__Aim__
Pick out and copy every line below that has the word "this".

__Figure scripts__
--------------------------------------------------

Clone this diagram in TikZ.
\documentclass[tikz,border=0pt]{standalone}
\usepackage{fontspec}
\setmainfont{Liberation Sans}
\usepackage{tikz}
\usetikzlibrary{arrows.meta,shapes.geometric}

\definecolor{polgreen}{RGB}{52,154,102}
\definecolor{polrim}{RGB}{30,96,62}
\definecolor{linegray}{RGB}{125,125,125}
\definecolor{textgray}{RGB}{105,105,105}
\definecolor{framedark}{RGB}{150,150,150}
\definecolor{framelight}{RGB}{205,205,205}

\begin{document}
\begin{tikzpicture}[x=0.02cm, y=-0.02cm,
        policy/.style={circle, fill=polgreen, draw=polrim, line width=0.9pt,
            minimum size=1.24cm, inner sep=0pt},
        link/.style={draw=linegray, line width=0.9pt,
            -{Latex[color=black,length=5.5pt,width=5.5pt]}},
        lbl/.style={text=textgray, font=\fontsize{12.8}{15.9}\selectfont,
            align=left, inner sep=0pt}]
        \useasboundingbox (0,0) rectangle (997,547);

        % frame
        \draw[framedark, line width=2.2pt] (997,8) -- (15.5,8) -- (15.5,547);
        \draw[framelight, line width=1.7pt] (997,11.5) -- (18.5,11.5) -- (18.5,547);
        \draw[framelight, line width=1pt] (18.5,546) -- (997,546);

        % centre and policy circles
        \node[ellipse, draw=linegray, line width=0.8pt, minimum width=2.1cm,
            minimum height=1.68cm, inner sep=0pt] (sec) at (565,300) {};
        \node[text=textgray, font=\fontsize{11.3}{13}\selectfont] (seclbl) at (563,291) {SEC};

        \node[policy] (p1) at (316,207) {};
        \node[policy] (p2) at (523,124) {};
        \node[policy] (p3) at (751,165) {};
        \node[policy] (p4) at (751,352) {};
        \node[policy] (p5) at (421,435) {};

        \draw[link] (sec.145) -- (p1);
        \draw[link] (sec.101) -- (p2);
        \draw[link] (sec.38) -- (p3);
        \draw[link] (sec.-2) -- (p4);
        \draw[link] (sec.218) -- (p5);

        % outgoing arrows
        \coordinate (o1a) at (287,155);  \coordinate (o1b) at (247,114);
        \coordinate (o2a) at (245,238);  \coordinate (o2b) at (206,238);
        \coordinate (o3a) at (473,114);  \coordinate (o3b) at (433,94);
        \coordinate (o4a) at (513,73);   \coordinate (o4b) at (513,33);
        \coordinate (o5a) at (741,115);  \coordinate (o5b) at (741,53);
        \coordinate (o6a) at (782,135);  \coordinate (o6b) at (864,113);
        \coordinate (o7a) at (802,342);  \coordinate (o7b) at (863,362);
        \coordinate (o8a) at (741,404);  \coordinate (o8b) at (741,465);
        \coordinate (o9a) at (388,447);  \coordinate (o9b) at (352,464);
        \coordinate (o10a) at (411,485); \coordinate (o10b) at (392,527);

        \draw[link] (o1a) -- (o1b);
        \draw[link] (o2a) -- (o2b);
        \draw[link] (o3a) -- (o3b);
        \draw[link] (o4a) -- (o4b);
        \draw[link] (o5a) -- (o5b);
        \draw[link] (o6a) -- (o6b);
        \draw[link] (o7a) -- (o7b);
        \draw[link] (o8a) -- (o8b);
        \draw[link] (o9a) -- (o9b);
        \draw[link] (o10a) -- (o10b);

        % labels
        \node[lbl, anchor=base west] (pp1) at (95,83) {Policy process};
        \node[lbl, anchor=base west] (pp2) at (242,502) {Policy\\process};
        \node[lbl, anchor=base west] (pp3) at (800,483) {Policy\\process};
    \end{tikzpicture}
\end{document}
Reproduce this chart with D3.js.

--------------------------------------------------

__Completed task__
Clone this diagram in TikZ.
Reproduce this chart with D3.js.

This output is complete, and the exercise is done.